Dawn Reader

Dawn Reader
from Open Door Coffee Co.; Hudson, OH; Oct. 26, 2016

Friday, August 24, 2012

King Stephen, Part III

When I began reviewing books for the Plain Dealer in 2000, I did not review any King books for quite a while.  Not until 2009 when I wrote a very positive review of Under the Dome, his massive new novel that, I later learned, most critics all over the country liked as well as I did.  That book marked a sort of return for King, who had been off writing more "serious" (and, to me, boring) stories that had served, I felt, to drive away fans from his base.  I have no statistics to support what I just said--just a feeling.  A hunch.
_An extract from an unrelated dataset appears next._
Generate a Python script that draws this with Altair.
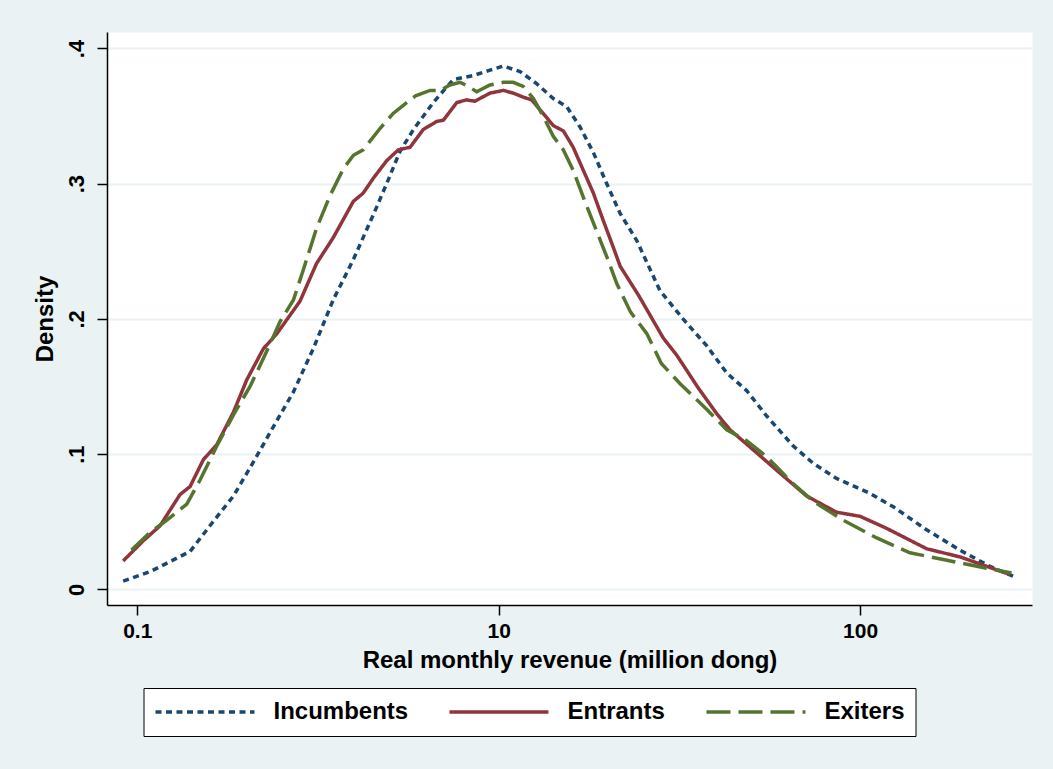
import altair as alt
import pandas as pd

# ---- data (x in axis-position units: 0 -> "0.1", 1 -> "10", 2 -> "100") ----
series_names = ["Incumbents", "Entrants", "Exiters"]

inc_x = [-0.039, 0.035, 0.146, 0.201, 0.266, 0.321, 0.376, 0.432, 0.487, 0.542, 0.598, 0.653,
         0.690, 0.727, 0.764, 0.819, 0.874, 0.930, 0.976, 1.013, 1.059, 1.105, 1.151, 1.188,
         1.225, 1.262, 1.299, 1.336, 1.382, 1.446, 1.510, 1.576, 1.631, 1.686, 1.742, 1.815,
         1.871, 1.935, 2.027, 2.092, 2.184, 2.276, 2.359, 2.429]
inc_y = [0.006, 0.013, 0.028, 0.047, 0.069, 0.094, 0.120, 0.146, 0.178, 0.214, 0.244, 0.277,
         0.300, 0.324, 0.340, 0.360, 0.377, 0.380, 0.384, 0.387, 0.383, 0.374, 0.363, 0.357,
         0.342, 0.323, 0.300, 0.278, 0.258, 0.221, 0.200, 0.180, 0.160, 0.147, 0.128, 0.106,
         0.093, 0.082, 0.071, 0.061, 0.044, 0.029, 0.017, 0.009]

ent_x = [-0.039, 0.017, 0.063, 0.118, 0.146, 0.183, 0.220, 0.266, 0.303, 0.349, 0.386, 0.450,
         0.496, 0.542, 0.598, 0.625, 0.653, 0.690, 0.722, 0.755, 0.791, 0.828, 0.847, 0.884,
         0.911, 0.934, 0.976, 1.013, 1.040, 1.068, 1.091, 1.123, 1.151, 1.179, 1.206, 1.234,
         1.262, 1.289, 1.317, 1.336, 1.388, 1.455, 1.493, 1.552, 1.603, 1.640, 1.705, 1.778,
         1.852, 1.935, 2.000, 2.074, 2.184, 2.276, 2.350, 2.415]
ent_y = [0.021, 0.036, 0.047, 0.070, 0.076, 0.096, 0.107, 0.131, 0.155, 0.178, 0.189, 0.213,
         0.241, 0.260, 0.287, 0.293, 0.304, 0.317, 0.325, 0.327, 0.340, 0.346, 0.347, 0.360,
         0.362, 0.361, 0.367, 0.369, 0.367, 0.364, 0.362, 0.352, 0.343, 0.339, 0.327, 0.310,
         0.293, 0.273, 0.253, 0.239, 0.217, 0.186, 0.173, 0.149, 0.130, 0.118, 0.103, 0.086,
         0.069, 0.057, 0.054, 0.045, 0.030, 0.024, 0.017, 0.011]

exi_x = [-0.016, 0.035, 0.081, 0.137, 0.174, 0.220, 0.266, 0.312, 0.358, 0.395, 0.432, 0.459,
         0.496, 0.533, 0.570, 0.598, 0.625, 0.672, 0.708, 0.736, 0.770, 0.810, 0.838, 0.865,
         0.893, 0.916, 0.939, 0.976, 1.013, 1.040, 1.068, 1.096, 1.123, 1.151, 1.179, 1.206,
         1.234, 1.262, 1.299, 1.327, 1.365, 1.410, 1.450, 1.502, 1.576, 1.631, 1.686, 1.742,
         1.815, 1.871, 1.954, 2.046, 2.138, 2.230, 2.323, 2.419]
exi_y = [0.029, 0.042, 0.051, 0.063, 0.081, 0.106, 0.129, 0.150, 0.176, 0.198, 0.214, 0.236,
         0.267, 0.291, 0.311, 0.321, 0.325, 0.341, 0.352, 0.358, 0.365, 0.369, 0.369, 0.373,
         0.375, 0.372, 0.368, 0.373, 0.375, 0.375, 0.372, 0.363, 0.350, 0.335, 0.325, 0.310,
         0.290, 0.271, 0.246, 0.226, 0.205, 0.189, 0.167, 0.152, 0.133, 0.118, 0.110, 0.098,
         0.078, 0.065, 0.051, 0.038, 0.027, 0.022, 0.017, 0.012]

x_tick_pos = [0, 1, 2]
x_tick_labels = ["0.1", "10", "100"]
y_tick_vals = [0, 0.1, 0.2, 0.3, 0.4]
y_tick_labels = ["0", ".1", ".2", ".3", ".4"]

series_colors = ["#1A476F", "#90353B", "#55752F"]
series_dashes = [[6, 4.5], [1, 0], [24, 8]]

# ---- table ----
rows = []
for name, xs, ys in zip(series_names, [inc_x, ent_x, exi_x], [inc_y, ent_y, exi_y]):
    for i, (a, b) in enumerate(zip(xs, ys)):
        rows.append({"series": name, "pos": a, "density": b, "idx": i})
df = pd.DataFrame(rows)


def label_expr(vals, labels):
    expr = "''"
    for v, l in reversed(list(zip(vals, labels))):
        expr = f"(abs(datum.value - {v}) < 1e-6) ? '{l}' : {expr}"
    return expr


FONT = "Liberation Sans, Arial, Helvetica, sans-serif"

legend = alt.Legend(
    title=None, orient="none", legendX=36.5, legendY=656, direction="horizontal",
    symbolType="stroke", symbolSize=9800, symbolStrokeWidth=3.5, clipHeight=28,
    labelFontSize=24, labelFont=FONT, labelFontWeight="bold", labelColor="black",
    labelOffset=17, columnPadding=39, padding=10, fillColor="white", strokeColor="black",
    cornerRadius=0,
)

chart = alt.Chart(df).mark_line(strokeWidth=3.5, clip=True).encode(
    x=alt.X("pos:Q",
            scale=alt.Scale(domain=[-0.0838, 2.4756], nice=False, zero=False),
            axis=alt.Axis(values=x_tick_pos, labelExpr=label_expr(x_tick_pos, x_tick_labels),
                          title="Real monthly revenue (million dong)", grid=False,
                          tickSize=10, tickWidth=1.5, tickColor="black",
                          domainColor="black", domainWidth=1.5,
                          labelFontSize=21, labelFont=FONT, labelFontWeight="bold",
                          labelColor="black", labelPadding=5,
                          titleFontSize=24, titleFont=FONT, titleFontWeight="bold",
                          titleColor="black", titlePadding=7)),
    y=alt.Y("density:Q",
            scale=alt.Scale(domain=[-0.0116, 0.4122], nice=False, zero=False),
            axis=alt.Axis(values=y_tick_vals, labelExpr=label_expr(y_tick_vals, y_tick_labels),
                          title="Density", grid=True, gridColor="#EAF2F3", gridWidth=2,
                          tickSize=10, tickWidth=1.5, tickColor="black",
                          domainColor="black", domainWidth=1.5,
                          labelAngle=270, labelAlign="center", labelBaseline="alphabetic",
                          labelFontSize=22, labelFont=FONT, labelFontWeight="bold",
                          labelColor="black", labelPadding=14,
                          titleFontSize=24, titleFont=FONT, titleFontWeight="bold",
                          titleColor="black", titlePadding=8)),
    color=alt.Color("series:N", scale=alt.Scale(domain=series_names, range=series_colors),
                    legend=legend),
    strokeDash=alt.StrokeDash("series:N", scale=alt.Scale(domain=series_names, range=series_dashes),
                              legend=legend),
    order="idx:Q",
).properties(
    width=925, height=573,
    autosize=alt.AutoSizeParams(type="none"),
    padding={"left": 107, "top": 32, "right": 21, "bottom": 164},
    background="#EAF2F3",
).configure_view(fill="white", stroke="transparent")

chart.save("out.html", embed_options={"renderer": "svg", "actions": False})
Anyway, I did like Under the Dome and enjoyed reading all of its nearly 1100 pages.  Here's my final sentence in the review: Busy, ambitious, overlong but addictively munchable, "Under the Dome" is fundamentally a novel about human cruelty, animated by our desires for power, pleasure and sex. Often we are cruel to one another, King says, simply because we can be. And that seems reason enough.

A year later, I reviewed his latest collection of short fiction--Full Dark, No Stars--a book I didn't like as much.  I felt the "horror" in these tales was not up to his usual keep-the-nightlight-on level and wrote in the final sentence: Perhaps King has taken Cujo to the park to play so often that the fierce dog has mellowed -- preferring to lick the reader's proffered hand to ripping it from the wrist for a midday doggy treat.

Despite these reservations, I still have an enduring respect for his talent--and for his productivity.  Most of us can't write an interesting email very often; he writes interesting novels--some of them over 1000 pages long--every year, or even more frequently.  It's astonishing, really.

But what about his status with today's young readers?  As I wrote yesterday, "Stephen King" used to be magic words back in the 1980s and 1990s with my students.  Many of them had read some of his books--some had read all (shaming their teacher).

But in 2011 (when I retired from Western Reserve Academy), I asked my students one day how many of them had ever read a Stephen King novel.  As I remember, of my forty or so students (high school juniors) only one had read anything by him--I think it was the novel Cell.  All the others had, of course, heard of him.  But while they had been growing up, other popular writers had seized the youth readership--principally, of course, J. K. Rowling and Stephanie Meyer and Suzanne Collins.

I have no idea if my small sample in a small school in a small Ohio town is indicative of anything beyond the walls of that building.  But my guess would be that it is.  I don't see people reading King in public nearly so much as I used to.  Of course, I don't see people reading in public period very often--and many of those are on Kindles or Nooks, so who knows?  Again--just a hunch.

But King continues.  I bought his massive new one from last year, an alternative historical novel about the JFK assassination.  A few of my FB friends have read it (and loved it, by the way).  It's still sitting on one the piles in my bedroom.  Waiting.  I know I'll get to it one of these days, mainly because, well, I'm still a (mostly) loyal subject of the King.

1 comment:

  1. Hi, I am Stephen King's fan from Taiwan.
    In my country, Stephen King is not a very famous writer, people may have seen movies like "The shawshahank redemption" or "The green mile" (and think these movies are really good), but mostly they don't know these movies adopted from Stephen King's fictions.
    In my high school, there were not many translated novel of Stephen King, but there were more and more translated work now. Unfortunately, publisher in Taiwan seems not has the copyright of the latest work, such as "Under the dome" or "11/22/63".

    It's a little sad for me to hear your students no longer read Stephen King's novels. I also read J. K. Rowling and Suzanne Collins' fictions and enjoy them. But in my heart, no one can compare to Stephen King. After all, he has written so many great stories, I love almost all of his work and being toughed.

    I always can find some brightness, kindness, or the strength of good in his story. In real life, sometimes we get cheated and hurt, it's really good to remember the power of kindness, and I can find these from Stephen King.

    I like "Batman and Robin have an altercation", this story remind me my father. And I am reading "11/22/63" slowly, English is not my native language so I have to pay more time to read it. Though my progress is slow but I enjoy this story and want to know dose Jack successfully stop the assassination, and what will happen if JFK didn't die.